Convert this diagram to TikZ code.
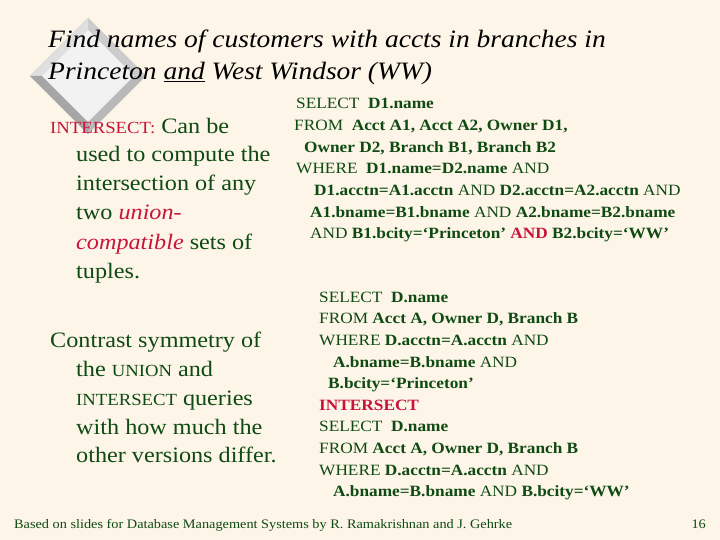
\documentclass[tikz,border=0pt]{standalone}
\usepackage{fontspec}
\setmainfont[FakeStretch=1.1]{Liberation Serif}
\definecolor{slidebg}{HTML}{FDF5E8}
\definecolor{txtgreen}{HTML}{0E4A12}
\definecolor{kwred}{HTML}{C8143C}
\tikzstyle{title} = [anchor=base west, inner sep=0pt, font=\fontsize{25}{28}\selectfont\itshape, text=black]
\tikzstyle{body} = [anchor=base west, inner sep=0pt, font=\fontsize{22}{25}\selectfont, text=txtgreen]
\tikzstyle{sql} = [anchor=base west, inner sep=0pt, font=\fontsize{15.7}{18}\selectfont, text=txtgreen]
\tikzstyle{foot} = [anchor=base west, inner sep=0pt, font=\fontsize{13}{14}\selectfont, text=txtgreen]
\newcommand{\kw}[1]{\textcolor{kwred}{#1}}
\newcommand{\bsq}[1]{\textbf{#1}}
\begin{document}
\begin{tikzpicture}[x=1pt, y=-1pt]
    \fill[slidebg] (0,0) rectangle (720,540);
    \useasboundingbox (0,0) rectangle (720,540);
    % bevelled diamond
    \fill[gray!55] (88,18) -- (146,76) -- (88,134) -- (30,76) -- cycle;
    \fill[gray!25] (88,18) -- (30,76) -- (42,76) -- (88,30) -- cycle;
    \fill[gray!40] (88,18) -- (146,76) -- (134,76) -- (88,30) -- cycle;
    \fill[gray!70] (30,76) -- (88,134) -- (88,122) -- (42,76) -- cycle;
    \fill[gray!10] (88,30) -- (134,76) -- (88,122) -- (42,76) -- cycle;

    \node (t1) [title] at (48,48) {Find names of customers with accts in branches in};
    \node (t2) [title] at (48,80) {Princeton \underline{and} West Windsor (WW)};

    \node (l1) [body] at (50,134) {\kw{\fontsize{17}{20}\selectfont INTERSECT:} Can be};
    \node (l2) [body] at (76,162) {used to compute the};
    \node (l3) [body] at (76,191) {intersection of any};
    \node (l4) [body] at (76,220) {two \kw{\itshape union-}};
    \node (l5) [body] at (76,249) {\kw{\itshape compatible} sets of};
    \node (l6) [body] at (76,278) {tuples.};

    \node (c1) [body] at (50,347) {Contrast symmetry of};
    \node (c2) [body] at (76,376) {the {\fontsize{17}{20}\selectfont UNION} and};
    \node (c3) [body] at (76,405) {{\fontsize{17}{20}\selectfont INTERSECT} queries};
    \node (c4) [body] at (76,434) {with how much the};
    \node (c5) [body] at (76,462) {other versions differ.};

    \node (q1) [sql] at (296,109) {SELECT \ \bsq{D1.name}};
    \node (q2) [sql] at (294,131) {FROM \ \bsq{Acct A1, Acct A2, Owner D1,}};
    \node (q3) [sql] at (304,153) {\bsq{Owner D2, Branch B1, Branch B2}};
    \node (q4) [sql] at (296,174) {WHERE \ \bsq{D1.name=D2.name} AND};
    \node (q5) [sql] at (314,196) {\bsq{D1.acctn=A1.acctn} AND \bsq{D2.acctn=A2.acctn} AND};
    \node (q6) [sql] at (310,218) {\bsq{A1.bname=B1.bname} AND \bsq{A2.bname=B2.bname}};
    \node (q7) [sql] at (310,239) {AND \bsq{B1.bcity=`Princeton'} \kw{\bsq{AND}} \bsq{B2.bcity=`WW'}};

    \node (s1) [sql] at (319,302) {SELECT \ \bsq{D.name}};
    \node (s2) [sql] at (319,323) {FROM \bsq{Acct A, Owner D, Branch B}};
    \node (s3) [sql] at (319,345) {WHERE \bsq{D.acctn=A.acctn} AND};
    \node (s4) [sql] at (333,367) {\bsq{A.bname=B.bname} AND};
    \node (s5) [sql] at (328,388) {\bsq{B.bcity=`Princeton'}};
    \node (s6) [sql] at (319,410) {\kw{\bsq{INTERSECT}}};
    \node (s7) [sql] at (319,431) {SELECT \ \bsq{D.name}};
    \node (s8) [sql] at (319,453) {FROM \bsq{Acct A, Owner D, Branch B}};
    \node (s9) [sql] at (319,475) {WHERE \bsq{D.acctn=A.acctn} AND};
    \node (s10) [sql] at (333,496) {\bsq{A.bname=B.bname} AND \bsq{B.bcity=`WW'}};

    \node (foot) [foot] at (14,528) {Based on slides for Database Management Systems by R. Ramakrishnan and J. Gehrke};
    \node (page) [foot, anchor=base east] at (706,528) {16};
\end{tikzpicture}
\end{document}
● ● ●
Look at the listing and set down only the lines from its start through the line with "(l6) [body] at", word for word and without pictures.

Convert this diagram to TikZ code.
\documentclass[tikz,border=0pt]{standalone}
\usepackage{fontspec}
\setmainfont[FakeStretch=1.1]{Liberation Serif}
\definecolor{slidebg}{HTML}{FDF5E8}
\definecolor{txtgreen}{HTML}{0E4A12}
\definecolor{kwred}{HTML}{C8143C}
\tikzstyle{title} = [anchor=base west, inner sep=0pt, font=\fontsize{25}{28}\selectfont\itshape, text=black]
\tikzstyle{body} = [anchor=base west, inner sep=0pt, font=\fontsize{22}{25}\selectfont, text=txtgreen]
\tikzstyle{sql} = [anchor=base west, inner sep=0pt, font=\fontsize{15.7}{18}\selectfont, text=txtgreen]
\tikzstyle{foot} = [anchor=base west, inner sep=0pt, font=\fontsize{13}{14}\selectfont, text=txtgreen]
\newcommand{\kw}[1]{\textcolor{kwred}{#1}}
\newcommand{\bsq}[1]{\textbf{#1}}
\begin{document}
\begin{tikzpicture}[x=1pt, y=-1pt]
    \fill[slidebg] (0,0) rectangle (720,540);
    \useasboundingbox (0,0) rectangle (720,540);
    % bevelled diamond
    \fill[gray!55] (88,18) -- (146,76) -- (88,134) -- (30,76) -- cycle;
    \fill[gray!25] (88,18) -- (30,76) -- (42,76) -- (88,30) -- cycle;
    \fill[gray!40] (88,18) -- (146,76) -- (134,76) -- (88,30) -- cycle;
    \fill[gray!70] (30,76) -- (88,134) -- (88,122) -- (42,76) -- cycle;
    \fill[gray!10] (88,30) -- (134,76) -- (88,122) -- (42,76) -- cycle;

    \node (t1) [title] at (48,48) {Find names of customers with accts in branches in};
    \node (t2) [title] at (48,80) {Princeton \underline{and} West Windsor (WW)};

    \node (l1) [body] at (50,134) {\kw{\fontsize{17}{20}\selectfont INTERSECT:} Can be};
    \node (l2) [body] at (76,162) {used to compute the};
    \node (l3) [body] at (76,191) {intersection of any};
    \node (l4) [body] at (76,220) {two \kw{\itshape union-}};
    \node (l5) [body] at (76,249) {\kw{\itshape compatible} sets of};
    \node (l6) [body] at (76,278) {tuples.};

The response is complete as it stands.